Last night's Dodgers-Diamondbacks game at Chavez Ravine featured five beanballs, and two bench-clearing incidents. But it didn't have to be this way.
Diamondbacks starter Ian Kennedy started the war when he hit star Cuban rookie Yasiel Puig in the face with a 92 mph fastball. Amazingly, Puig stayed in the game and took his base.
As baseball tradition dictates, the Dodgers exacted revenge when starter Zack Greinke plunked D-Backs catcher Miguel Montero in the back with a pitch. Both benches were warned at that should be the end of it, right?
Wrong. Kennedy, facing Greinke in the seventh inning of a tie game, plunked the Dodgers starter in the front shoulder with the ball eventually deflecting off the helmet of Greinke.
The benches cleared, leading to some surreal shouting matches between former MLB superstars turned coaches. LA hitting coach Mark McGwire squared off with Arizona Diamondbacks coach Matt Willams. Dodgers manager Don Mattingly went after Arizona manager Kirk Gibson.
Major League Baseball players in the 21st century have no fear of Bob Gibson's fastball brushing them back, or of Nolan Ryan plunking them in the back after they watched a home run reach the seats from the batter's box.

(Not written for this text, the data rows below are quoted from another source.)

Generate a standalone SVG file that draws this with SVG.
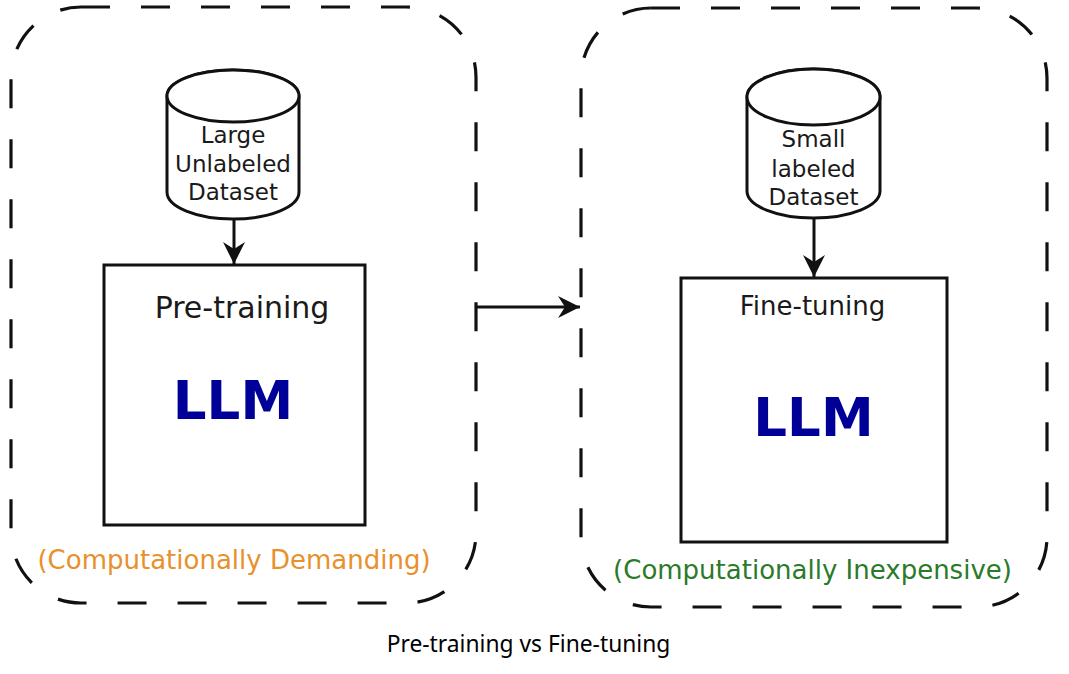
<svg xmlns="http://www.w3.org/2000/svg" width="1069" height="674" viewBox="0 0 1069 674">
  <style>
    .frame { fill: none; stroke: #111; stroke-width: 3.2; stroke-dasharray: 29 31; }
    .shape { fill: #fff; stroke: #111; stroke-width: 3; }
    .line { fill: none; stroke: #111; stroke-width: 3; }
    .ds { font-family: "DejaVu Sans", Verdana, sans-serif; fill: #1a1a1a; text-anchor: middle; }
    .cyl { font-size: 23px; }
    .title { font-size: 30px; }
    .llm { font-family: "DejaVu Sans", Verdana, sans-serif; font-weight: bold; font-size: 53px; fill: #000099; text-anchor: middle; }
    .note { font-size: 26px; }
    .caption { font-family: "Noto Sans", "Open Sans", sans-serif; font-size: 22.8px; fill: #000; text-anchor: middle; }
  </style>
  <defs>
    <marker id="arrow" markerUnits="userSpaceOnUse" markerWidth="24" markerHeight="24" viewBox="-22 -11 24 22" refX="0" refY="0" orient="auto">
      <path d="M -22,-11 L 0,0 L -22,11 L -15,0 Z" fill="#111"/>
    </marker>
  </defs>
  <rect width="1069" height="674" fill="#fff"/>

  <g id="pretraining-frame">
    <rect class="frame" x="11" y="7" width="465" height="596" rx="70" ry="70"/>
  </g>
  <g id="finetuning-frame">
    <rect class="frame" x="581" y="8" width="466" height="599" rx="70" ry="70"/>
  </g>

  <g id="large-dataset">
    <path class="shape" d="M 167,96 L 167,192 A 66,27 0 0 0 299,192 L 299,96 A 66,26 0 0 0 167,96 Z"/>
    <ellipse class="shape" cx="233" cy="96" rx="66" ry="26"/>
    <text class="ds cyl" x="233" y="143">Large</text>
    <text class="ds cyl" x="233" y="172">Unlabeled</text>
    <text class="ds cyl" x="233" y="200">Dataset</text>
  </g>

  <g id="small-dataset">
    <path class="shape" d="M 747,97 L 747,191 A 66.5,27 0 0 0 880,191 L 880,97 A 66.5,28 0 0 0 747,97 Z"/>
    <ellipse class="shape" cx="813.5" cy="97" rx="66.5" ry="28"/>
    <text class="ds cyl" x="813.5" y="147">Small</text>
    <text class="ds cyl" x="813.5" y="177">labeled</text>
    <text class="ds cyl" x="813.5" y="205">Dataset</text>
  </g>

  <g id="pretraining-box">
    <rect class="shape" x="104" y="265" width="261" height="260"/>
    <text class="ds title" x="242" y="318">Pre-training</text>
    <text class="llm" x="233" y="419">LLM</text>
  </g>

  <g id="finetuning-box">
    <rect class="shape" x="681" y="278" width="266" height="264"/>
    <text class="ds" style="font-size:26px" x="812.5" y="315">Fine-tuning</text>
    <text class="llm" x="813.5" y="436">LLM</text>
  </g>

  <g id="labels">
    <text class="ds note" x="234" y="569" style="fill:#e8912c">(Computationally Demanding)</text>
    <text class="ds note" x="812.5" y="579" style="fill:#2a7a2a">(Computationally Inexpensive)</text>
    <text class="caption" x="528.5" y="652">Pre-training vs Fine-tuning</text>
  </g>

  <g id="connectors">
    <line class="line" x1="234" y1="219" x2="234" y2="264" marker-end="url(#arrow)"/>
    <line class="line" x1="814" y1="218" x2="814" y2="277" marker-end="url(#arrow)"/>
    <line class="line" x1="477" y1="307" x2="580" y2="307" marker-end="url(#arrow)"/>
  </g>
</svg>
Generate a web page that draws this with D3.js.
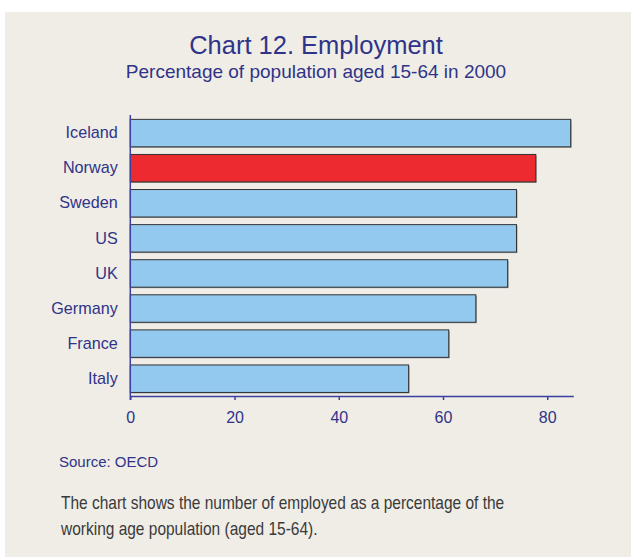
<!DOCTYPE html>
<html>
<head>
<meta charset="utf-8">
<script src="https://cdn.jsdelivr.net/npm/d3@7"></script>
<style>
    body { margin: 0; background: #ffffff; }
    svg { display: block; }
</style>
</head>
<body>
<svg id="chart" width="631" height="558"></svg>
<script>
// data
const countries = ['Iceland', 'Norway', 'Sweden', 'US', 'UK', 'Germany', 'France', 'Italy'];
const employment = [84.5, 77.8, 74.1, 74.1, 72.4, 66.3, 61.1, 53.4];
const highlight = 'Norway';
const xTicks = [0, 20, 40, 60, 80];

const navy = '#2f3488';
const font = 'Liberation Sans, Arial, sans-serif';
const svg = d3.select('#chart');

// panel
svg.append('rect')
    .attr('x', 5).attr('y', 12)
    .attr('width', 626).attr('height', 545)
    .attr('fill', '#f0ede7');

svg.append('text')
    .attr('x', 316).attr('y', 54)
    .attr('text-anchor', 'middle')
    .attr('font-family', font)
    .attr('font-size', 25.5)
    .attr('fill', navy)
    .text('Chart 12. Employment');

svg.append('text')
    .attr('x', 316).attr('y', 78)
    .attr('text-anchor', 'middle')
    .attr('font-family', font)
    .attr('font-size', 19)
    .attr('fill', navy)
    .text('Percentage of population aged 15-64 in 2000');

const x = d3.scaleLinear().domain([0, 85]).range([130.3, 573.3]);
const y = d3.scaleBand().domain(countries).range([115.5, 396.3]).paddingInner(0.217).paddingOuter(0.11);

const rows = countries.map((c, i) => ({country: c, value: employment[i]}));

// shadow behind bars
svg.append('g').selectAll('rect')
    .data(rows)
    .join('rect')
    .attr('x', x(0) + 1)
    .attr('y', d => y(d.country) + 1)
    .attr('width', d => x(d.value) - x(0))
    .attr('height', y.bandwidth())
    .attr('fill', '#9a9a9a');

svg.append('g').selectAll('rect')
    .data(rows)
    .join('rect')
    .attr('x', x(0))
    .attr('y', d => y(d.country))
    .attr('width', d => x(d.value) - x(0))
    .attr('height', y.bandwidth())
    .attr('fill', d => d.country === highlight ? '#ec2a30' : '#93c9ee')
    .attr('stroke', '#333333')
    .attr('stroke-width', 1);

// x axis
const xAxis = svg.append('g')
    .attr('transform', 'translate(0,396)')
    .call(d3.axisBottom(x).tickValues(xTicks).tickSize(4).tickSizeOuter(0).tickPadding(12));
xAxis.select('.domain').attr('stroke', '#3a3fa0').attr('stroke-width', 1.5);
xAxis.selectAll('.tick line').attr('stroke', '#3a3fa0').attr('stroke-width', 1.5);
xAxis.selectAll('.tick text')
    .attr('fill', navy)
    .attr('font-family', font)
    .attr('font-size', 16);

// y axis
const yAxis = svg.append('g')
    .attr('transform', 'translate(130.3,0)')
    .call(d3.axisLeft(y).tickSize(0).tickPadding(12.5));
yAxis.select('.domain').attr('stroke', '#3a3fa0').attr('stroke-width', 1.5)
    .attr('d', 'M0,115V400');
yAxis.selectAll('.tick text')
    .attr('fill', navy)
    .attr('font-family', font)
    .attr('font-size', 16.2);

svg.append('text')
    .attr('x', 59).attr('y', 467)
    .attr('font-family', font)
    .attr('font-size', 15)
    .attr('fill', navy)
    .text('Source: OECD');

// condensed look: squeeze a normal sans horizontally
const note = ['The chart shows the number of employed as a percentage of the',
              'working age population (aged 15-64).'];
svg.append('g')
    .attr('transform', 'translate(61,0) scale(0.815,1)')
    .selectAll('text')
    .data(note)
    .join('text')
    .attr('x', 0)
    .attr('y', (d, i) => 509 + i * 26)
    .attr('font-family', font)
    .attr('font-size', 19)
    .attr('fill', '#3a3a3a')
    .text(d => d);
</script>
</body>
</html>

On the flip side, pitchers have lost their sense of decorum when it comes to retaliation, too often letting loose with fastballs at shoulder-or worse- head height when a fastball to the backside would send the same message without the risk of ending a career.

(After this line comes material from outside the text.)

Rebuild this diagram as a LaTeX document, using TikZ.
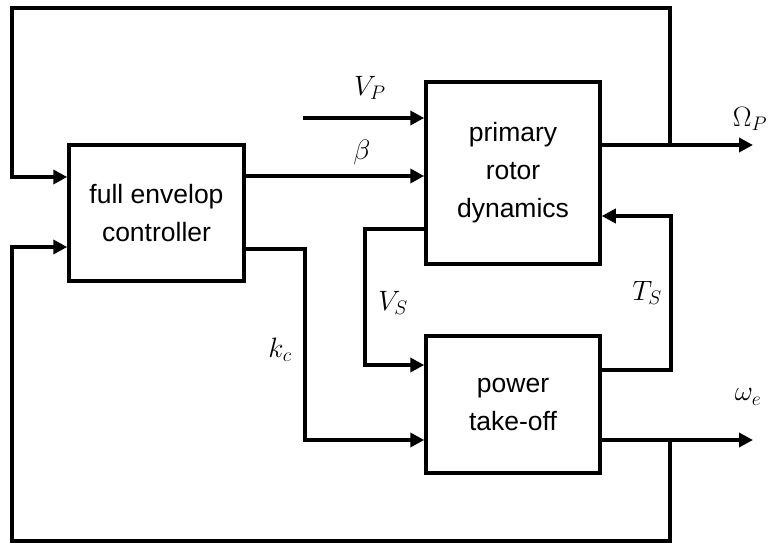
\documentclass[tikz,border=0pt]{standalone}
\usepackage{fix-cm}
\usepackage{fontspec}
\setmainfont{Liberation Sans}
\usetikzlibrary{arrows.meta,calc}
\tikzset{
  blk/.style={draw, line width=3.5pt, inner sep=0pt, align=center,
    font=\fontsize{26.5}{38}\selectfont},
  wire/.style={line width=3.5pt},
  arr/.style={wire, -{Triangle[length=14pt,width=14pt]}},
  lbl/.style={font=\fontsize{28}{32}\selectfont, inner sep=0pt}
}
\begin{document}
\begin{tikzpicture}[x=1pt,y=-1pt]
\useasboundingbox (0,0) rectangle (768,543);
% blocks
\node[blk, minimum width=175pt, minimum height=136pt] (ctrl) at (156.5,213) {full envelop\\controller};
\node[blk, minimum width=174pt, minimum height=182pt] (rotor) at (513,173) {primary\\rotor\\dynamics};
\node[blk, minimum width=174pt, minimum height=137pt] (pto) at (513,404.5) {power\\take-off};
% helper coordinates
\coordinate (vpin) at (303,118);
\coordinate (yb) at (0,176);
\coordinate (yfb) at (0,177);
\coordinate (omj) at (670,145);
\coordinate (omout) at (753,145);
\coordinate (tl) at (12,8);
\coordinate (tr) at (670,8);
\coordinate (bl) at (12,541);
\coordinate (br) at (670,541);
\coordinate (yk) at (0,249);
\coordinate (yk2) at (0,440);
\coordinate (xk) at (305,0);
\coordinate (eout) at (753,440);
\coordinate (ej) at (670,440);
\coordinate (ysv) at (0,229);
\coordinate (xsv) at (365,0);
\coordinate (ysv2) at (0,365);
\coordinate (yts) at (0,370);
\coordinate (xts) at (671,0);
\coordinate (yts2) at (0,216);
\coordinate (yfb2) at (0,247);
% connectors
\draw[arr] (vpin) -- (vpin -| rotor.west);
\draw[arr] (ctrl.east |- yb) -- (rotor.west |- yb);
\draw[arr] (rotor.east |- omj) -- (omout);
\draw[arr] (omj) -- (tr) -- (tl) -- (tl |- yfb) -- (ctrl.west |- yfb);
\draw[arr] (pto.east |- ej) -- (eout);
\draw[arr] (ej) -- (br) -- (bl) -- (bl |- yfb2) -- (ctrl.west |- yfb2);
\draw[arr] (ctrl.east |- yk) -- (xk |- yk) -- (xk |- yk2) -- (pto.west |- yk2);
\draw[arr] (rotor.west |- ysv) -- (xsv |- ysv) -- (xsv |- ysv2) -- (pto.west |- ysv2);
\draw[arr] (pto.east |- yts) -- (xts |- yts) -- (xts |- yts2) -- (rotor.east |- yts2);
% labels
\node[lbl] (lvp) at (370,88) {$V_P$};
\node[lbl] (lb) at (362,152) {$\beta$};
\node[lbl] (lom) at (750,119) {$\Omega_P$};
\node[lbl] (lts) at (647,293) {$T_S$};
\node[lbl] (lvs) at (393,303) {$V_S$};
\node[lbl] (lkc) at (280,350) {$k_c$};
\node[lbl] (lwe) at (748,397) {$\omega_e$};
\end{tikzpicture}
\end{document}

After Puig was hit in the nose, someone on the Diamondbacks was going to get hit. Accident or not, when a superstar is hit with a pitch anywhere above the chest retaliation is necessary to send a message that you will not be intimidated.Montero getting plunked in between the numbers should have ended the incident, both starting pitchers could remain in the game and both teams could move on ego-wise knowing that they each had a batter hit.
Think of it like a fight between two NHL tough guys after a cheap shot on a team superstar. After the fight is over, both teams go their separate ways knowing that they are now "even."

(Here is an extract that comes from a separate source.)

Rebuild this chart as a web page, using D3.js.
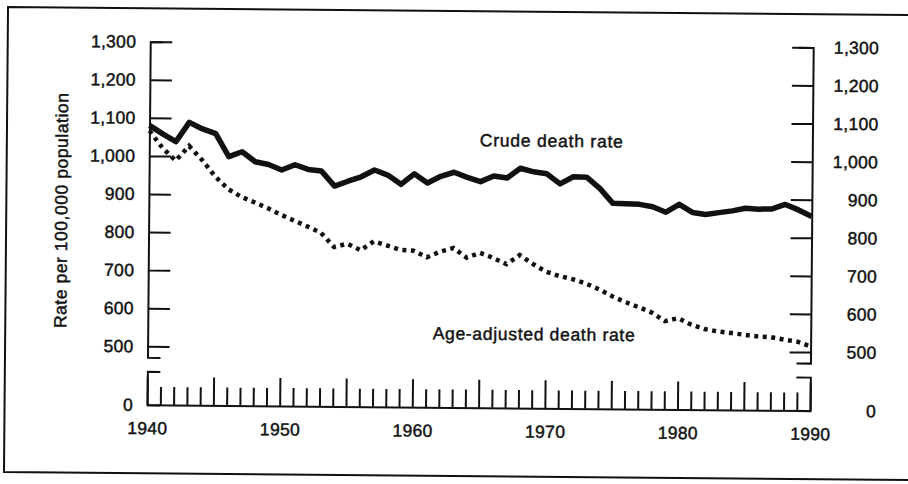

Kennedy was completely in the wrong for throwing at Greinke, which in my opinion was on purpose and ego-driven. Kennedy seemed to be sticking up for his catcher, Montero, and there is speculation that the order was given from the dugout by Gibson before the fateful pitch.
Regardless, if Greinke is suspended (or Puig for that matter) the problem will continue to exist. Baseball's unwritten rules dictate that Montero needed to be hit with a pitch-in an appropriate place, his back- and that should have been the end of it.
Kennedy is the only player that deserves a suspension, and a lengthy one at that.